— begin Records shown —
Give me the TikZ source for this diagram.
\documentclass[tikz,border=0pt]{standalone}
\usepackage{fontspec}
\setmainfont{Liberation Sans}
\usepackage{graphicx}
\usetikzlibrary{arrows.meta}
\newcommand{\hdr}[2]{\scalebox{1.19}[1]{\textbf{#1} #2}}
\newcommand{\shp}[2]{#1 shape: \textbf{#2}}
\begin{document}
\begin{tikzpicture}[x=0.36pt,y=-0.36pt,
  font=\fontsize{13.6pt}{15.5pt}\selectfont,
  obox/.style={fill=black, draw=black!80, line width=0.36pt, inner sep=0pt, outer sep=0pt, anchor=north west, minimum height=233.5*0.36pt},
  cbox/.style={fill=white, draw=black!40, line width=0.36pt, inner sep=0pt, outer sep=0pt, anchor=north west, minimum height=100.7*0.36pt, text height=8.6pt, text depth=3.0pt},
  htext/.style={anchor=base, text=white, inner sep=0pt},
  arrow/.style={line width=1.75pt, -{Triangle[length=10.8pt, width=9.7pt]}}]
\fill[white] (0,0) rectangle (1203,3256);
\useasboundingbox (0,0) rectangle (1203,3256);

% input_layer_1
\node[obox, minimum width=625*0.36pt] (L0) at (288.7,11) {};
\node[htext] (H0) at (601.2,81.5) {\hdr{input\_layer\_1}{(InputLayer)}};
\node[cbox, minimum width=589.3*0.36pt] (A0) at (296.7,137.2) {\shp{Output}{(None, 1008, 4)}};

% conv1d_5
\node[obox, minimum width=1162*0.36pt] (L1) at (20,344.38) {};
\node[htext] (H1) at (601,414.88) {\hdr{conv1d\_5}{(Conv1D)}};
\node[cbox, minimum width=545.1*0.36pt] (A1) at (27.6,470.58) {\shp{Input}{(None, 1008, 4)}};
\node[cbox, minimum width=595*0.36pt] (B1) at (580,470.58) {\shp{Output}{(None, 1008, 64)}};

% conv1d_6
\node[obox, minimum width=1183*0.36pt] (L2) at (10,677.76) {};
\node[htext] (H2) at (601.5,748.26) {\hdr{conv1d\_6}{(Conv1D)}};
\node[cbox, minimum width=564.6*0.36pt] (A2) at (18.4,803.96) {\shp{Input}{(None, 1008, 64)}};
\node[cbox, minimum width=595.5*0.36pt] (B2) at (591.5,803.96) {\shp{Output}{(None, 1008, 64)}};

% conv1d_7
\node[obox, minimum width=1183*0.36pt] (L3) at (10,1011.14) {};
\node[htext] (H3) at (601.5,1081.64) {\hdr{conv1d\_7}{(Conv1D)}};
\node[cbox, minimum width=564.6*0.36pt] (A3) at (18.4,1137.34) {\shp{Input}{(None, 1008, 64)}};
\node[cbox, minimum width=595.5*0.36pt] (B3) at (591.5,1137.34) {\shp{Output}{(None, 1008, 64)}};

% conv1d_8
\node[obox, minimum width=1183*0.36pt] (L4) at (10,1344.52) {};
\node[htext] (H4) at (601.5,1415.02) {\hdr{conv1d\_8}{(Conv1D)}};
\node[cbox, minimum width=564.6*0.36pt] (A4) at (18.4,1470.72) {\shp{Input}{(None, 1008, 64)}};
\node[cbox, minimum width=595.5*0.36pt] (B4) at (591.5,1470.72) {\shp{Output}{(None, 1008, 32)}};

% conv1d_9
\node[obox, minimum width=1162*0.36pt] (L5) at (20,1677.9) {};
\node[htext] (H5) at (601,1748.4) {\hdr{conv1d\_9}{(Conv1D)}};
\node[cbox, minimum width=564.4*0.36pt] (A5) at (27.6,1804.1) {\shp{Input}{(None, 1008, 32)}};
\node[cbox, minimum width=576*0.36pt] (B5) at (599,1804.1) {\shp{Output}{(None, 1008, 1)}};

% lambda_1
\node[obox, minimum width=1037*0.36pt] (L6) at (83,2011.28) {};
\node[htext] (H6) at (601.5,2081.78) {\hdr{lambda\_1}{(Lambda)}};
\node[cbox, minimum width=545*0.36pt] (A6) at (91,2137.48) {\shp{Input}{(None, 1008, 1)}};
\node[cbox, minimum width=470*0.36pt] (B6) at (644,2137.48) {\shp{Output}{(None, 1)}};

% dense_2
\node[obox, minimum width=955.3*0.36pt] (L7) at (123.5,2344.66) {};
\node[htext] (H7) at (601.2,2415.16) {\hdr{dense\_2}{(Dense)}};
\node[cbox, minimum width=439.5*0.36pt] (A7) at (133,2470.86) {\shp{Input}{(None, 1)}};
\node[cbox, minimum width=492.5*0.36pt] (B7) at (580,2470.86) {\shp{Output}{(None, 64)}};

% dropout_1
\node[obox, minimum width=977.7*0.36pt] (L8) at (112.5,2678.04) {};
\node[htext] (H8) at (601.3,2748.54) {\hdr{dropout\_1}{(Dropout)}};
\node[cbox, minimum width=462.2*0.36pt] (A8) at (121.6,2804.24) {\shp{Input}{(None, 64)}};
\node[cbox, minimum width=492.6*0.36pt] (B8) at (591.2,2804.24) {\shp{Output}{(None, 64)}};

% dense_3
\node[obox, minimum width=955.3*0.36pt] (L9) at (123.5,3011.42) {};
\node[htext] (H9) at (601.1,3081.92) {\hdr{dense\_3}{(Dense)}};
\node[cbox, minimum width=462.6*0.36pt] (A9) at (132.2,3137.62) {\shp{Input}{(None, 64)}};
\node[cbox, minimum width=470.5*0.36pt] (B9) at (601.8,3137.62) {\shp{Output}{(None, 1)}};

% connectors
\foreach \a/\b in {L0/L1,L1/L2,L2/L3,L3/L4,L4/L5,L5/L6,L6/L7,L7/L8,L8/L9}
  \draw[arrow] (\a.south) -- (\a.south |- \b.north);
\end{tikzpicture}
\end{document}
— end Records shown —
— begin Records shown —
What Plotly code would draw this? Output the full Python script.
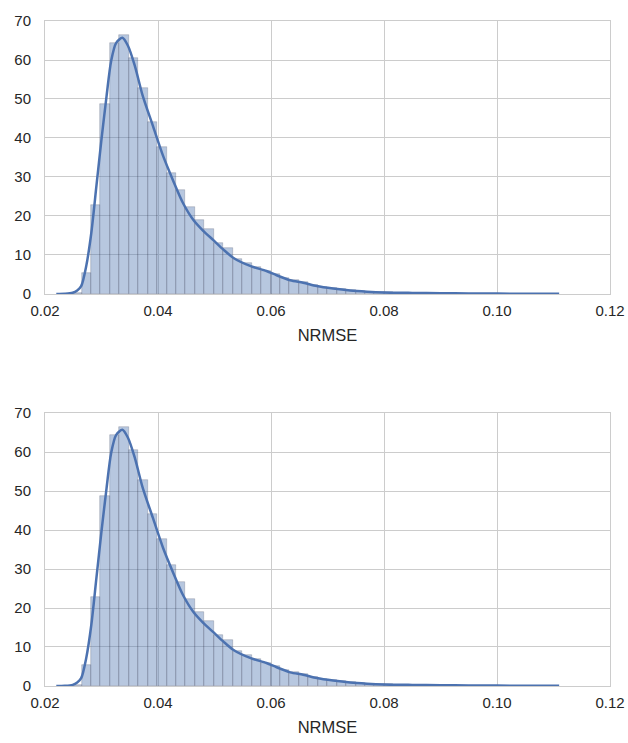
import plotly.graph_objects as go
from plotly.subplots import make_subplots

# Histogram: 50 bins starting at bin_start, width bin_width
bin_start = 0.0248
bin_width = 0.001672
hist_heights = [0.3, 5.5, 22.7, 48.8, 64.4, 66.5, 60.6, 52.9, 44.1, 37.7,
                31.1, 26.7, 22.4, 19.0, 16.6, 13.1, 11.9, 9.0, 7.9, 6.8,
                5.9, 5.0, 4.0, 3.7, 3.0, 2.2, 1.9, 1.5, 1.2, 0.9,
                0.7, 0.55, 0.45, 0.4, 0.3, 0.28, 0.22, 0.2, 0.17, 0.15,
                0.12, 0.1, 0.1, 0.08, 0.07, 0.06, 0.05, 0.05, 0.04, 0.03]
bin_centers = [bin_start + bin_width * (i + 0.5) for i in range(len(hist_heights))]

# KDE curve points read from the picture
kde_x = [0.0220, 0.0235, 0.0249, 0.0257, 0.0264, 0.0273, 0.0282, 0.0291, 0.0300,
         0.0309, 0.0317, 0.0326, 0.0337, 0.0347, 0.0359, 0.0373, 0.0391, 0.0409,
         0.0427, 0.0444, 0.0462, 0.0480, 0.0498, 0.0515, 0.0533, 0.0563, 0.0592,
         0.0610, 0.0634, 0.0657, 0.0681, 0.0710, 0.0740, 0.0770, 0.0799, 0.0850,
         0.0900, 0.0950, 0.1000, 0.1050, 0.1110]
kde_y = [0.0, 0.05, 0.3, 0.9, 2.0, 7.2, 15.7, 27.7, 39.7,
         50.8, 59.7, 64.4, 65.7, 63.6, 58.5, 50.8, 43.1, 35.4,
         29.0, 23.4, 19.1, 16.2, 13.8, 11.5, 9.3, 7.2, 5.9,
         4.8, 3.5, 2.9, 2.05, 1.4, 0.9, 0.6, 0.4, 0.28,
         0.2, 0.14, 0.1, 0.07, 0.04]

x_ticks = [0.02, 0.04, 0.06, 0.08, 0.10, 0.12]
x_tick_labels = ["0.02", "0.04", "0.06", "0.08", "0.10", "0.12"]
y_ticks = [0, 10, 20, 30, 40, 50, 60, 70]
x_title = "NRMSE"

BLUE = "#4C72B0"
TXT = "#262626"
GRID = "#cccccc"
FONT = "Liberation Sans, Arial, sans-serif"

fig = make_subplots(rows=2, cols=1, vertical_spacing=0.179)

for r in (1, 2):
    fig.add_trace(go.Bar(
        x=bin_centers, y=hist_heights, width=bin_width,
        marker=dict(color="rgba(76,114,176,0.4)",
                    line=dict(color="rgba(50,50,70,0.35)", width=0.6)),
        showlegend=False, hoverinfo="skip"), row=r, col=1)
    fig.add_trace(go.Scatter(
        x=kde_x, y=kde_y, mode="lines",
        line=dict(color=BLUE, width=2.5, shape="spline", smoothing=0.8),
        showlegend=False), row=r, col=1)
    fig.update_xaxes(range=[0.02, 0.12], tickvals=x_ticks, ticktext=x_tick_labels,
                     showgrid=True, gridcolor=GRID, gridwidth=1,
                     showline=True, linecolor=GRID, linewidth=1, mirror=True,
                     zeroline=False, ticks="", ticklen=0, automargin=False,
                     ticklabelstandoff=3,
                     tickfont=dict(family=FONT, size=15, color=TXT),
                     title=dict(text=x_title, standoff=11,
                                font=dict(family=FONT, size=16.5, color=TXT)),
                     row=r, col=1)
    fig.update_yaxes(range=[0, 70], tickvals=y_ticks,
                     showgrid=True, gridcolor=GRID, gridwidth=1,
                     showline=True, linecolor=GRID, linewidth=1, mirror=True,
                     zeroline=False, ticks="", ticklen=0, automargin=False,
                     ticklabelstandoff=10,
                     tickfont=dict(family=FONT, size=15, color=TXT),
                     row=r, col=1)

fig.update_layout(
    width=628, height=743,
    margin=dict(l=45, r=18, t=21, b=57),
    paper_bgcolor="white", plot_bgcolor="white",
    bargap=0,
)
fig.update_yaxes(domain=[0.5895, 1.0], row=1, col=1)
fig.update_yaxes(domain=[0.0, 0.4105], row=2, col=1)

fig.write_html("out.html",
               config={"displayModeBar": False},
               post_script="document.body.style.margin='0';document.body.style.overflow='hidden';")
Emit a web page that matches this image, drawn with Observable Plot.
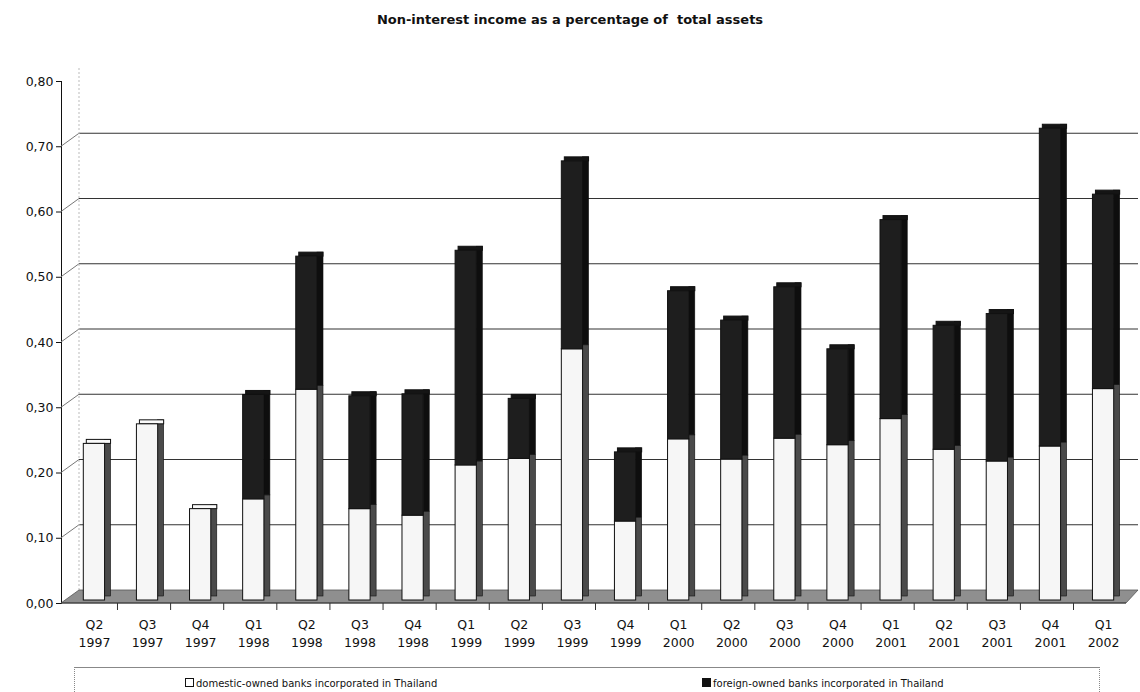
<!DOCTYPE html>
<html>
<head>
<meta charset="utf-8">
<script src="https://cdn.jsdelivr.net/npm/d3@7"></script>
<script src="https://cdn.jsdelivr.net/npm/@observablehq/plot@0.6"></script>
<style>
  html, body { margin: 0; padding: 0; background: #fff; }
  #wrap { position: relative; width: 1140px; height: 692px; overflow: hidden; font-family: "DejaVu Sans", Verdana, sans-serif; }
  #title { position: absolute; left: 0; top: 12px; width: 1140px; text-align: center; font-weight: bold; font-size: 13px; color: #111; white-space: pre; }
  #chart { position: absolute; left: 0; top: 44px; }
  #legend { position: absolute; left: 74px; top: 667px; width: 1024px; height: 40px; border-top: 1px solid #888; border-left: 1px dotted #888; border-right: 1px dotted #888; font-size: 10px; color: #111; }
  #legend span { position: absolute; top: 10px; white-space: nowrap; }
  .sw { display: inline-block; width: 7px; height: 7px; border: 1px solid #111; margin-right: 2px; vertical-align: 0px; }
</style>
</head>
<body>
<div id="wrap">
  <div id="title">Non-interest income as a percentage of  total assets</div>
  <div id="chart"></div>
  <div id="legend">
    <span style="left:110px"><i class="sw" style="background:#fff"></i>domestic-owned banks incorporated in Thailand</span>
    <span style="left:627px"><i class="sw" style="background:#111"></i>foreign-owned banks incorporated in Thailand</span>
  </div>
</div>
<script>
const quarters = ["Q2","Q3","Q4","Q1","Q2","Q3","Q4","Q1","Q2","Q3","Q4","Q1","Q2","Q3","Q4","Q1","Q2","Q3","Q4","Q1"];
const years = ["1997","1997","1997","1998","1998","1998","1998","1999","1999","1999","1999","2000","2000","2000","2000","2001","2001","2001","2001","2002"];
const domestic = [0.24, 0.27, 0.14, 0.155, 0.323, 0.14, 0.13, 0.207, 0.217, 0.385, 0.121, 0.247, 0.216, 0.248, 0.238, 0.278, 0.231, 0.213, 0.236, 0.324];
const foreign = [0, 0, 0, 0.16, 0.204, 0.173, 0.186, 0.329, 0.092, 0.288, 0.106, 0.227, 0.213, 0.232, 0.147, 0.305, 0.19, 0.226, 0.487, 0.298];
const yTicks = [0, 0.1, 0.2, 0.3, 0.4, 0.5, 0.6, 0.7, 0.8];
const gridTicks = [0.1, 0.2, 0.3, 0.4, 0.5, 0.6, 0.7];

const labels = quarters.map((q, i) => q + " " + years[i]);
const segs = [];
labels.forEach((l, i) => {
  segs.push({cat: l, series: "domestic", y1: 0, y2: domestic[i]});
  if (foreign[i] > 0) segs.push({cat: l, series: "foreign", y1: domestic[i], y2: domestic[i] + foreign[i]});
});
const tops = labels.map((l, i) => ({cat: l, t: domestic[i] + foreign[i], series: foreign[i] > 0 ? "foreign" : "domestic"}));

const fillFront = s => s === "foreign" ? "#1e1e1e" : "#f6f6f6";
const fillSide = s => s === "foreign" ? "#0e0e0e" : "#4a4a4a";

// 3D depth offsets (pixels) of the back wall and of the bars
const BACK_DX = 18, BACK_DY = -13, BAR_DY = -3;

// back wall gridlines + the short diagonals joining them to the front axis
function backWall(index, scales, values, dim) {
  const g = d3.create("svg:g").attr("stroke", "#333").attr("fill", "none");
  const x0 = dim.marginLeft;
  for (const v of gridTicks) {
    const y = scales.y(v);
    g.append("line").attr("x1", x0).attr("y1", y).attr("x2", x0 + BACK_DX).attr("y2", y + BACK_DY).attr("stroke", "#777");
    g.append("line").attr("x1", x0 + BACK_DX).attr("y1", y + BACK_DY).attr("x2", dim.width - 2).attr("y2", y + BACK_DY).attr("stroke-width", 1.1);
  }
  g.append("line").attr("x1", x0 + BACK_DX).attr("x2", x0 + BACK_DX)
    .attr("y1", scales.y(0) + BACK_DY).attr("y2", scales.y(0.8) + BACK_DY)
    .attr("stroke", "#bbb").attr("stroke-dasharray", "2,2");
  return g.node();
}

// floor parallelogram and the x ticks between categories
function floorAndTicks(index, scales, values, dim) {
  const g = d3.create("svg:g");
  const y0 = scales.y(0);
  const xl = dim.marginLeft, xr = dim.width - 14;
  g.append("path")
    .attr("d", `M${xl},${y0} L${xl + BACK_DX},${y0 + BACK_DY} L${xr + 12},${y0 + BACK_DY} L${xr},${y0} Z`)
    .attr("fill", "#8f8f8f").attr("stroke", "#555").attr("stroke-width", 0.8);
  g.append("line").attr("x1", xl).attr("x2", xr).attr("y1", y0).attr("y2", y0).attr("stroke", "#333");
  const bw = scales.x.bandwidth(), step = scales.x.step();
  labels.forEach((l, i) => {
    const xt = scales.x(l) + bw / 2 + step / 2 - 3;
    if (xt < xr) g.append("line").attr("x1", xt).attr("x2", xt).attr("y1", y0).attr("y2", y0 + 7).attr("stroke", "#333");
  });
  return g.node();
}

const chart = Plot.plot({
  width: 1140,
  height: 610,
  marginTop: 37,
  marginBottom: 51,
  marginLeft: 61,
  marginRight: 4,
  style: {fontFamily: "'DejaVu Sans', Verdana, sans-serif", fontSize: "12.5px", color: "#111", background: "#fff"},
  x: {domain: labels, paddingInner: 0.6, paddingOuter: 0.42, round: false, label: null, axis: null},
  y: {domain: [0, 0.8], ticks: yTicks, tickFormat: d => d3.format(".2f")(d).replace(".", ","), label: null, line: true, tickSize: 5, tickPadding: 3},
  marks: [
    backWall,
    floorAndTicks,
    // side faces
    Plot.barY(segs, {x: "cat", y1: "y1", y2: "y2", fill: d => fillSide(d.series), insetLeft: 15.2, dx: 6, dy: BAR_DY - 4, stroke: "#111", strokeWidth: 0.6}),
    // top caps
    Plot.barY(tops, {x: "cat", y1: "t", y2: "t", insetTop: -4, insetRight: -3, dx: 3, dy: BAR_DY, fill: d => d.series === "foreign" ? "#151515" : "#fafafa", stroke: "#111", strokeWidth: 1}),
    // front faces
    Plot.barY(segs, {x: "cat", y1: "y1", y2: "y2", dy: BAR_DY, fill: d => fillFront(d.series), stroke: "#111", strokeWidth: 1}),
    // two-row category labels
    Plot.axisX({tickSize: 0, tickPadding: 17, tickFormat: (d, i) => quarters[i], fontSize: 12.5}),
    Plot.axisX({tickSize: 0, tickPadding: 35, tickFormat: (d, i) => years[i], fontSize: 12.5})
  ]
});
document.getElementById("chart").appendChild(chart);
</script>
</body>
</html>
— end Records shown —
What's needed is an exact copy of the lines above from the one with "What Plotly code" through the one with "fig = make_subplots(rows=2, cols=1, vertical_spacing=0.179)", both included; the pictures stay out.

#### Output below:
What Plotly code would draw this? Output the full Python script.
import plotly.graph_objects as go
from plotly.subplots import make_subplots

# Histogram: 50 bins starting at bin_start, width bin_width
bin_start = 0.0248
bin_width = 0.001672
hist_heights = [0.3, 5.5, 22.7, 48.8, 64.4, 66.5, 60.6, 52.9, 44.1, 37.7,
                31.1, 26.7, 22.4, 19.0, 16.6, 13.1, 11.9, 9.0, 7.9, 6.8,
                5.9, 5.0, 4.0, 3.7, 3.0, 2.2, 1.9, 1.5, 1.2, 0.9,
                0.7, 0.55, 0.45, 0.4, 0.3, 0.28, 0.22, 0.2, 0.17, 0.15,
                0.12, 0.1, 0.1, 0.08, 0.07, 0.06, 0.05, 0.05, 0.04, 0.03]
bin_centers = [bin_start + bin_width * (i + 0.5) for i in range(len(hist_heights))]

# KDE curve points read from the picture
kde_x = [0.0220, 0.0235, 0.0249, 0.0257, 0.0264, 0.0273, 0.0282, 0.0291, 0.0300,
         0.0309, 0.0317, 0.0326, 0.0337, 0.0347, 0.0359, 0.0373, 0.0391, 0.0409,
         0.0427, 0.0444, 0.0462, 0.0480, 0.0498, 0.0515, 0.0533, 0.0563, 0.0592,
         0.0610, 0.0634, 0.0657, 0.0681, 0.0710, 0.0740, 0.0770, 0.0799, 0.0850,
         0.0900, 0.0950, 0.1000, 0.1050, 0.1110]
kde_y = [0.0, 0.05, 0.3, 0.9, 2.0, 7.2, 15.7, 27.7, 39.7,
         50.8, 59.7, 64.4, 65.7, 63.6, 58.5, 50.8, 43.1, 35.4,
         29.0, 23.4, 19.1, 16.2, 13.8, 11.5, 9.3, 7.2, 5.9,
         4.8, 3.5, 2.9, 2.05, 1.4, 0.9, 0.6, 0.4, 0.28,
         0.2, 0.14, 0.1, 0.07, 0.04]

x_ticks = [0.02, 0.04, 0.06, 0.08, 0.10, 0.12]
x_tick_labels = ["0.02", "0.04", "0.06", "0.08", "0.10", "0.12"]
y_ticks = [0, 10, 20, 30, 40, 50, 60, 70]
x_title = "NRMSE"

BLUE = "#4C72B0"
TXT = "#262626"
GRID = "#cccccc"
FONT = "Liberation Sans, Arial, sans-serif"

fig = make_subplots(rows=2, cols=1, vertical_spacing=0.179)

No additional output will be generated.